3/17/2008

Easter Approacheth...

and with it, comes the perennial discussion about the determination of the date on which Easter will fall each year. Now, I'm a pragmatist from way back. So when, as a youngster, I got to wondering about the determination of Easter, I pulled out that year's calendar, and one from the previous year, and attempted to figure it out. I'd heard that it had something to do with the full moon, and with the start of spring, but no matter how I tried, I couldn't make the dates on those calendars obey a fixed rule.

Fast forward a dozen or so years, and I'm dealing with the comparison between the Western and Eastern (or Orthodox) church calendars. For most holidays (Christmas and New Year's, for example), you simply add 13 days to the Western date to get the Eastern date. This, I knew, was due to the different versions of the calendar the assorted churches used.
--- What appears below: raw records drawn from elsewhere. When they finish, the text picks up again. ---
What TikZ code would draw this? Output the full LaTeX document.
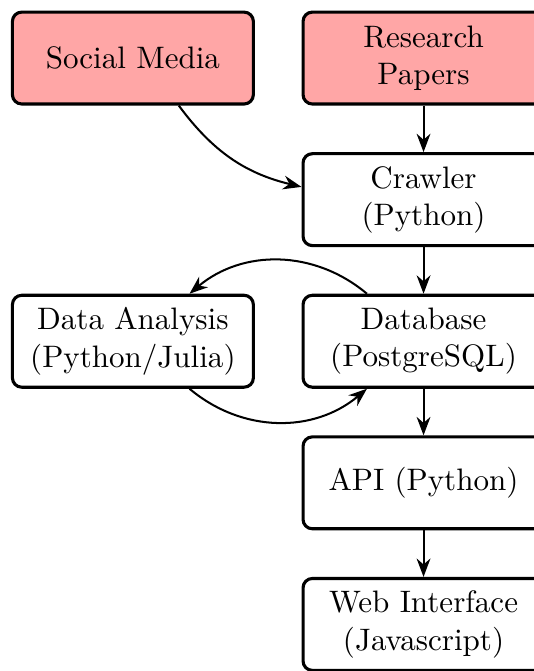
\documentclass[tikz,border=0pt]{standalone}
\usetikzlibrary{positioning,arrows.meta}

\begin{document}
\begin{tikzpicture}[>=Stealth,
	node distance=15pt and 15pt,
	box/.style={draw,line width=1pt,rounded corners=3pt,align=center,minimum width=77.6pt,minimum height=29.6pt,inner sep=2pt},
	source/.style={box,fill=red!35},
	flow/.style={->,line width=.65pt}]
	
	\useasboundingbox (-42.8pt,-197.4pt) rectangle (129.1pt,18.7pt);
	
	\node[source] (social) at (0,0) {Social Media};
	\node[source,right=of social] (papers) {Research\\Papers};
	\node[box,below=of papers] (crawler) {Crawler\\(Python)};
	\node[box,below=of crawler] (database) {Database\\(PostgreSQL)};
	\node[box,left=of database] (analysis) {Data Analysis\\(Python/Julia)};
	\node[box,below=of database] (api) {API (Python)};
	\node[box,below=of api] (web) {Web Interface\\(Javascript)};
	
	\draw[flow] (social) to[bend right=20] (crawler);
	\draw[flow] (papers) -- (crawler);
	\draw[flow] (crawler) -- (database);
	\draw[flow] (database) to[bend right=40] (analysis);
	\draw[flow] (analysis) to[bend right=40] (database);
	\draw[flow] (database) -- (api);
	\draw[flow] (api) -- (web);
	
\end{tikzpicture}
\end{document}
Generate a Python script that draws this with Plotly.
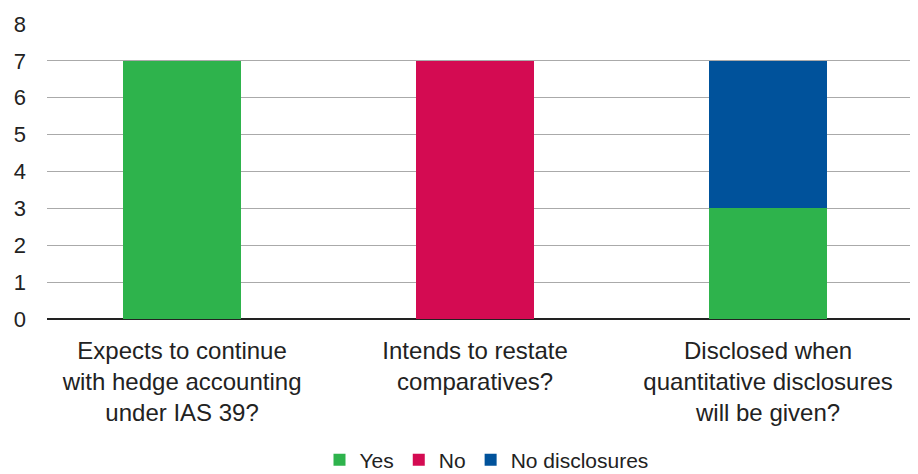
import plotly.graph_objects as go

categories = ["Expects to continue<br>with hedge accounting<br>under IAS 39?",
              "Intends to restate<br>comparatives?",
              "Disclosed when<br>quantitative disclosures<br>will be given?"]
yes_vals = [7, 0, 3]
no_vals = [0, 7, 0]
nodisc_vals = [0, 0, 4]
y_ticks = [0, 1, 2, 3, 4, 5, 6, 7, 8]

font_family = "Liberation Sans, Arial, sans-serif"
xs = [0, 1, 2]

fig = go.Figure()
fig.add_bar(x=xs, y=yes_vals, name="Yes", marker_color="#2EB34C", marker_line_width=0)
fig.add_bar(x=xs, y=no_vals, name="No", marker_color="#D40B52", marker_line_width=0)
fig.add_bar(x=xs, y=nodisc_vals, name="No disclosures", marker_color="#00529B", marker_line_width=0)

fig.update_layout(
    barmode="stack",
    bargap=0.6,
    width=918, height=474,
    margin=dict(l=39, r=0, t=16, b=163, autoexpand=False),
    plot_bgcolor="white", paper_bgcolor="white",
    font=dict(family=font_family, size=21, color="#222222"),
    showlegend=True,
    legend=dict(orientation="h", x=0.5, xanchor="center", xref="paper",
                y=22 / 474, yanchor="middle", yref="container",
                font=dict(size=21), traceorder="normal", itemwidth=30),
    xaxis=dict(tickmode="array", tickvals=xs, ticktext=categories,
               range=[-0.461, 2.539], showgrid=False, ticks="", showline=False,
               tickfont=dict(size=24), automargin=False, ticklabelstandoff=15),
    yaxis=dict(range=[0, 8], tickvals=y_ticks, showgrid=True, gridcolor="#AAAAAA", gridwidth=1.3,
               zeroline=True, zerolinecolor="#222222", zerolinewidth=1.5,
               tickfont=dict(size=22), ticks="", ticklabelstandoff=20, automargin=False),
)

fig.write_html("out.html")
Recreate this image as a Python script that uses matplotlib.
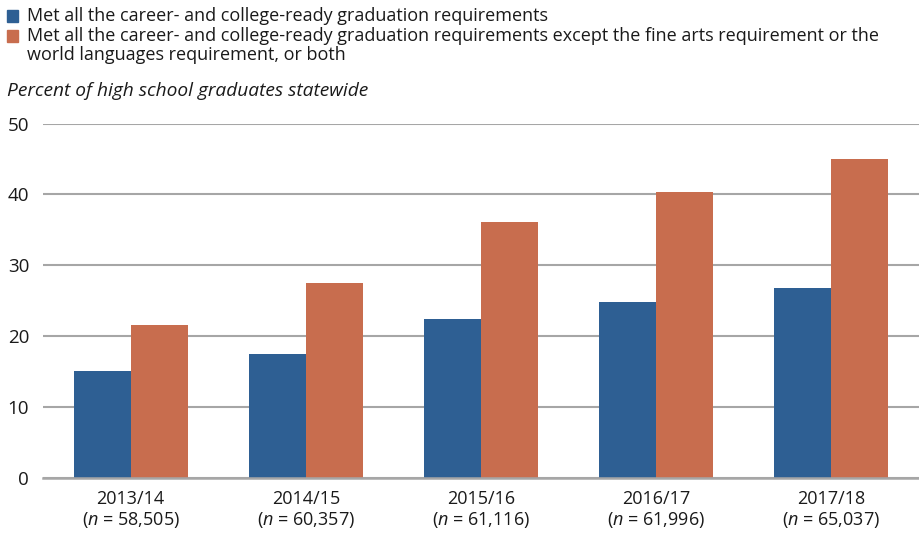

Western churches used the Gregorian calendar, Eastern churches, the Julian calendar. No biggie. After all, if you use the appropriate calendar, Christmas falls on December 25th. The argument is over when December 25th is.

But Easter isn't so simple. At first it seems like it should be. After all, if Easter is determined based on Full Moons and the start of spring, it shouldn't matter which calendar you use. Spring is spring and a moon is full whether the calendar you use if Gregorian, Julian, Hebrew, Coptic, Mayan or Fischer Universalist, right?

Well, this is where we hit trouble. For it seems that the Western church stopped paying attention to the sky when figuring spring and full moons about 1500 years ago. Instead, of using the actual full moon and actual equinox, they used the ecclesiastical full moon and ecclesiastical equinox(March 21st) when calculating the date of Easter. The Eastern Orthodox churches, however, base the date of Easter on the actual Full Moon and actual equinox.

The long and the short of it is that the dates vary. So, in 2007, both systems produced the same date for easter, April 8th. This year, on the contrary, the dates differ wildly, giving March 23rd in the Western Church, and April 27th in the Eastern church. There's a useful table of dates here, if you're interested in planning your easters-yet-to-come.

Thanks to infoplease for filling me in on the details of this puzzling situation.